で、ライブは、ですね...オシリペンペンズは新旧交えての構成だった。アルバム出るのかな?そろそろ。ボクはモタコさんが好きだ。あの過剰に自虐的なスタイルが。けなしてるんじゃないんですよ、ホントボク好きなんですわ。うまいとか、へたとかの問題でなくて、あのメンタリティーが。しかしモタコさん、酒のみ過ぎ。ステージ上でゲロッたの、ボクにとってはモタコさんが初めてですよ。たぶんモタコさんにとってはそんなのはしょっちゅうやってることかもしれないけれど、東京でしか聴くチャンスがないボクにとっては、びっくりネタですよ、ステージから降りたらボクの方めがけて突進してくるし。でもね、なんか今日のモタコさんヤバいな、とは思ったよ。ゲロる直前、モタコさんの顔、異常に真っ赤だったもんな。酒やらにゃやってられない気持ち、凄くわかるけど、でもね、いくらサイケデリックにジミヘンが好きだからって、自殺だけは止めてくれ、モタコさん。音楽的には、どうなんだろう?もしかしたら、たった3人の編成だし、音のバラエティー出すのが結構難しい状況にあるかもしれないね。ギターなんかも一つの音で通しちゃうし。じゃあ、結局はモタコさんの自虐をもっと押し進めるのか。でも、極度に押し進められても...難しいバンドだ。

でoverhang party...これね、ダメだわ。スタジアム・ロックにスズキジュンゾがノイジーなギターを重ねてるだけで。それしか言うことないわ。冗長だし、退屈だったので、後ろの空いてる席に座って、寝ちゃいました。グーグーと。スズキジュンゾなんて、ドレッドヘア決めてるけど、山塚アイのなり損ないみたいなもんだし。

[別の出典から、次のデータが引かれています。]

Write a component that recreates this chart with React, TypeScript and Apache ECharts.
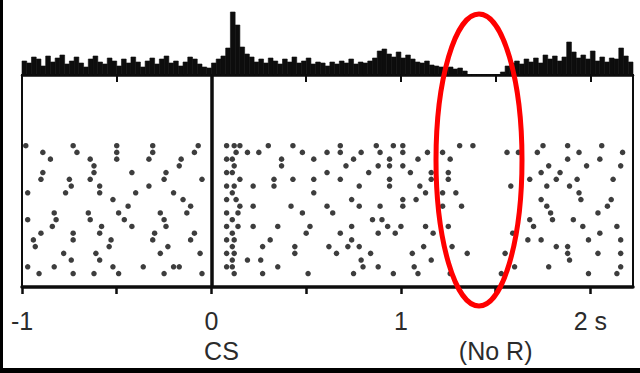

で、三上寛ですよ。三社は実は初めて。というより、ボクは三上寛のどことなくパトリオティックな雰囲気が苦手で、今までで生の三上寛は2回しか観てない。最近はずいぶんと海外で公演をしてるから、そういう部分がわからんノン・ジャパニーズには受けるみたいだ。今日は目を疑った。常に酔っ払いの三上寛が、公演前にはジャムパンを食べるという三上寛が、ピンクのシャツを着ている。しかも、白い、しかもちょっと変なグレッチについているストラップは水色。異色過ぎる。ミスマッチとか、そういうこと考えないんだね。というか、そういうミスマッチ具合こそ、三社の音を表現していたりしちゃって。しかし今回、それはそうとして考えてしまった。三上寛の歌詞って、演歌っぽく、しかも戦争をどっかで賛美してるな、ってのがボクの第一印象だったんだけど、こんな感じの歌詞があったんだよね。正確に記憶してないけれど、戦争をいくら反対されたって/戦争は美しい、みたいなフレーズ。

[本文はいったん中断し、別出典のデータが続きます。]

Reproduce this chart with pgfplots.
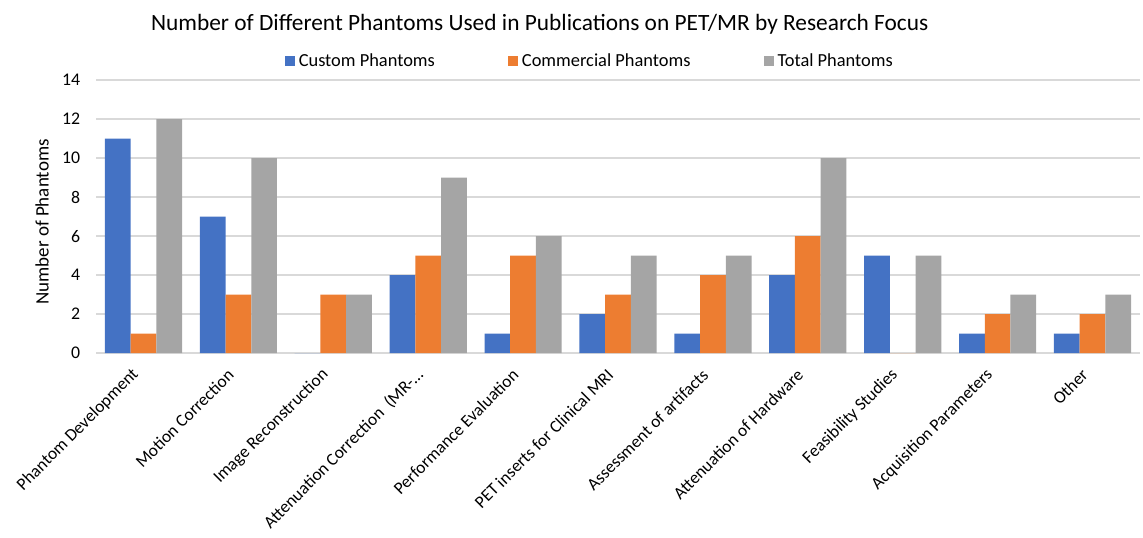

たぶん、の話ですよ。三上寛やボクを含めて、大勢は一応戦争は反対なんだろうと。でも、戦争に美を認めてしまう、なぜなら戦争は浄化してくれるから、この世界を。その世界を浄化してくれるであろう武器や兵器も、テクノロジーが発達した世界では人類が想像もできないような破壊力を持つのだろうし。バカでかい音をも発してしまうし。こんな未曾有な経験を、ボクだったら美と認めてしまうだろうと思う。manoeuvreということばで戦争と芸術が簡単に結びついてしまうのはこの点だろうとずっと思ってたのだけれど...う〜ん、何かうまく言えないなぁ。manouevre(平たくいえば戦争)=man(人間)+oeuvre(芸術)ってことか。テクノロジー万歳!って手放しで賛美して、それを戦争が最も明白な形で表して。武器や兵器が完成して。で、ひとは、やっぱり殺されるのか。この死も美しいんだろうなぁ。

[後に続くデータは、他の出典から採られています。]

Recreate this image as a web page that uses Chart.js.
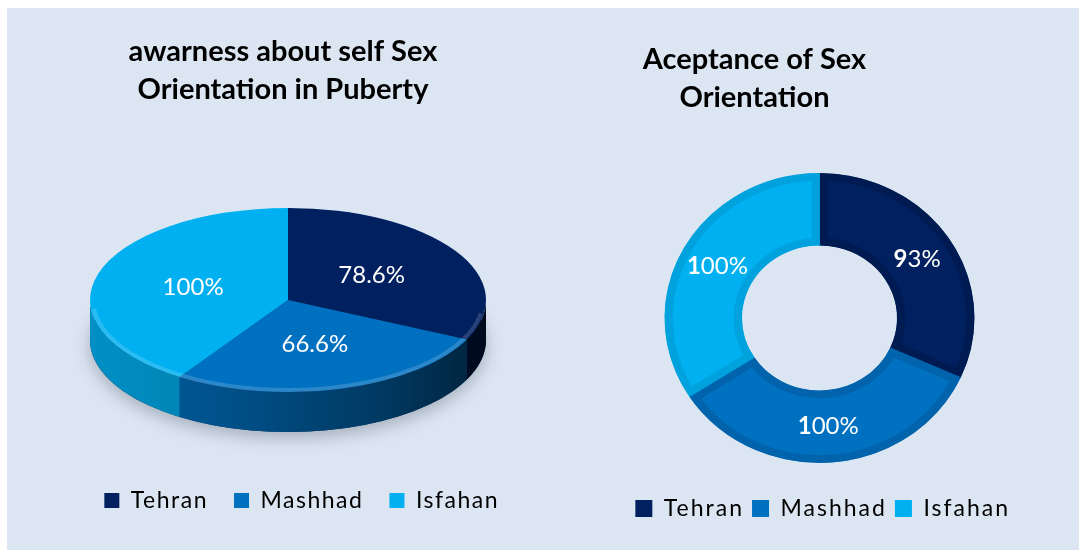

いやいや、この部分現段階でいくら考えても無駄だろうけど、IT革命とかで、テクノロジーがもてはやされてるけど、そういうボクの行為がどっかで(といいながら、また別のどっかで現代のテクノロジーに疑いの眼差しを向けてるけど)、間接的にでも戦争に加担してしまっているという紛れもない事実を三上寛のライブは考えさせてくれたような気がする。キトラーだったっけ?テレビにしろ、蓄音機にしろ、ラジオにしろ、こういうものは全て、戦争技術開発による副産物であることを言っていたのは。そりゃそうだよなぁ、相手を打ち負かすためには最新テクノロジーが必要ですもんなぁ。で、ボクはその恩恵にあずかっているんだ。こうやって日記書いたり、エフェクターを数珠つなぎにしながら。

あ、でルフトのCさん、今日はサンキュ。今日は裸眼だったから、事の進行中、どんな風になっているのか全然捉えられなかったけど、ホント、ナイスですわ。メガネかけて、ワォ!でしたよ。